## Goal of the exercise
Reproduce the lines of the material exactly, excluding every image.

## Provided data
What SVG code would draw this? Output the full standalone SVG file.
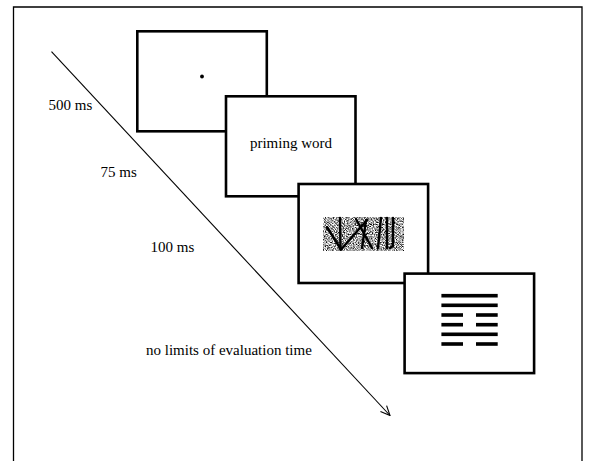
<svg xmlns="http://www.w3.org/2000/svg" width="589" height="461" viewBox="0 0 589 461">
  <defs>
    <style>
      .frame { fill: none; stroke: #000; stroke-width: 1.3; }
      .screen { fill: #fff; stroke: #000; stroke-width: 2.6; }
      .lbl { font-family: "Liberation Serif", "Times New Roman", serif; font-size: 15px; fill: #000; }
      .hex { fill: #000; }
      .mk { stroke: #000; stroke-width: 2.4; fill: none; stroke-linecap: round; }
      .conn { stroke: #000; stroke-width: 1.1; fill: none; }
    </style>
    <filter id="noise" x="0" y="0" width="1" height="1" filterUnits="objectBoundingBox" color-interpolation-filters="sRGB">
      <feTurbulence type="fractalNoise" baseFrequency="0.9" numOctaves="2" seed="7" result="t"/>
      <feColorMatrix in="t" type="matrix" values="0 0 0 0 0  0 0 0 0 0  0 0 0 0 0  2.4 0 0 0 -0.85"/>
    </filter>
    <marker id="openArrow" viewBox="0 0 12 12" refX="11" refY="6" markerWidth="12" markerHeight="12" markerUnits="userSpaceOnUse" orient="auto">
      <path d="M1.5,1.8 L11,6 L1.5,10.2" fill="none" stroke="#000" stroke-width="1.1"/>
    </marker>
  </defs>

  <rect width="589" height="461" fill="#fff"/>
  <path class="frame" d="M13.5,461 V7 H582 V461"/>

  <g id="connectors">
    <line class="conn" x1="51.5" y1="51.7" x2="390" y2="415.5" marker-end="url(#openArrow)"/>
  </g>

  <g id="screen-fixation">
    <rect class="screen" x="137.3" y="31.3" width="129.5" height="100"/>
    <circle cx="202" cy="76.5" r="1.9" fill="#000"/>
  </g>

  <g id="screen-prime">
    <rect class="screen" x="226" y="96.3" width="129.5" height="100"/>
    <text class="lbl" x="291" y="148.3" text-anchor="middle">priming word</text>
  </g>

  <g id="screen-mask">
    <rect class="screen" x="298.6" y="184" width="129.5" height="99"/>
    <rect x="323" y="217" width="81" height="34" fill="#fff"/>
    <rect x="323" y="217" width="81" height="34" fill="#888" filter="url(#noise)"/>
    <g class="mk">
      <path d="M327,227 L341,249.5"/>
      <path d="M340,218 L340.5,249.5"/>
      <path d="M341,249.5 L367,220"/>
      <path d="M356,219 L372,248"/>
      <path d="M366,220 L362,248"/>
      <path d="M381,218 L378,248"/>
      <path d="M387,218 L387,248"/>
      <path d="M393,218 L393,246 L390,248"/>
    </g>
  </g>

  <g id="screen-hexagram">
    <rect class="screen" x="404.6" y="273.6" width="129.5" height="99.5"/>
    <rect class="hex" x="441.4" y="293.9" width="56.3" height="3.6"/>
    <rect class="hex" x="441.4" y="303.5" width="56.3" height="3.6"/>
    <rect class="hex" x="441.4" y="313.2" width="21.6" height="3.6"/>
    <rect class="hex" x="476" y="313.2" width="21.7" height="3.6"/>
    <rect class="hex" x="441.4" y="322.9" width="21.6" height="3.6"/>
    <rect class="hex" x="476" y="322.9" width="21.7" height="3.6"/>
    <rect class="hex" x="441.4" y="332.5" width="56.3" height="3.6"/>
    <rect class="hex" x="441.4" y="342.2" width="21.6" height="3.6"/>
    <rect class="hex" x="476" y="342.2" width="21.7" height="3.6"/>
  </g>

  <g id="labels">
    <text class="lbl" x="48.5" y="109.5">500 ms</text>
    <text class="lbl" x="100.5" y="177">75 ms</text>
    <text class="lbl" x="150.5" y="252">100 ms</text>
    <text class="lbl" x="146" y="354.5">no limits of evaluation time</text>
  </g>
</svg>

## Task answer
What SVG code would draw this? Output the full standalone SVG file.
<svg xmlns="http://www.w3.org/2000/svg" width="589" height="461" viewBox="0 0 589 461">
  <defs>
    <style>
      .frame { fill: none; stroke: #000; stroke-width: 1.3; }
      .screen { fill: #fff; stroke: #000; stroke-width: 2.6; }
      .lbl { font-family: "Liberation Serif", "Times New Roman", serif; font-size: 15px; fill: #000; }
      .hex { fill: #000; }
      .mk { stroke: #000; stroke-width: 2.4; fill: none; stroke-linecap: round; }
      .conn { stroke: #000; stroke-width: 1.1; fill: none; }
    </style>
    <filter id="noise" x="0" y="0" width="1" height="1" filterUnits="objectBoundingBox" color-interpolation-filters="sRGB">
      <feTurbulence type="fractalNoise" baseFrequency="0.9" numOctaves="2" seed="7" result="t"/>
      <feColorMatrix in="t" type="matrix" values="0 0 0 0 0  0 0 0 0 0  0 0 0 0 0  2.4 0 0 0 -0.85"/>
    </filter>
    <marker id="openArrow" viewBox="0 0 12 12" refX="11" refY="6" markerWidth="12" markerHeight="12" markerUnits="userSpaceOnUse" orient="auto">
      <path d="M1.5,1.8 L11,6 L1.5,10.2" fill="none" stroke="#000" stroke-width="1.1"/>
    </marker>
  </defs>

  <rect width="589" height="461" fill="#fff"/>
  <path class="frame" d="M13.5,461 V7 H582 V461"/>

  <g id="connectors">
    <line class="conn" x1="51.5" y1="51.7" x2="390" y2="415.5" marker-end="url(#openArrow)"/>
  </g>

  <g id="screen-fixation">
    <rect class="screen" x="137.3" y="31.3" width="129.5" height="100"/>
    <circle cx="202" cy="76.5" r="1.9" fill="#000"/>
  </g>

  <g id="screen-prime">
    <rect class="screen" x="226" y="96.3" width="129.5" height="100"/>
    <text class="lbl" x="291" y="148.3" text-anchor="middle">priming word</text>
  </g>

  <g id="screen-mask">
    <rect class="screen" x="298.6" y="184" width="129.5" height="99"/>
    <rect x="323" y="217" width="81" height="34" fill="#fff"/>
    <rect x="323" y="217" width="81" height="34" fill="#888" filter="url(#noise)"/>
    <g class="mk">
      <path d="M327,227 L341,249.5"/>
      <path d="M340,218 L340.5,249.5"/>
      <path d="M341,249.5 L367,220"/>
      <path d="M356,219 L372,248"/>
      <path d="M366,220 L362,248"/>
      <path d="M381,218 L378,248"/>
      <path d="M387,218 L387,248"/>
      <path d="M393,218 L393,246 L390,248"/>
    </g>
  </g>

  <g id="screen-hexagram">
    <rect class="screen" x="404.6" y="273.6" width="129.5" height="99.5"/>
    <rect class="hex" x="441.4" y="293.9" width="56.3" height="3.6"/>
    <rect class="hex" x="441.4" y="303.5" width="56.3" height="3.6"/>
    <rect class="hex" x="441.4" y="313.2" width="21.6" height="3.6"/>
    <rect class="hex" x="476" y="313.2" width="21.7" height="3.6"/>
    <rect class="hex" x="441.4" y="322.9" width="21.6" height="3.6"/>
    <rect class="hex" x="476" y="322.9" width="21.7" height="3.6"/>
    <rect class="hex" x="441.4" y="332.5" width="56.3" height="3.6"/>
    <rect class="hex" x="441.4" y="342.2" width="21.6" height="3.6"/>
    <rect class="hex" x="476" y="342.2" width="21.7" height="3.6"/>
  </g>

  <g id="labels">
    <text class="lbl" x="48.5" y="109.5">500 ms</text>
    <text class="lbl" x="100.5" y="177">75 ms</text>
    <text class="lbl" x="150.5" y="252">100 ms</text>
    <text class="lbl" x="146" y="354.5">no limits of evaluation time</text>
  </g>
</svg>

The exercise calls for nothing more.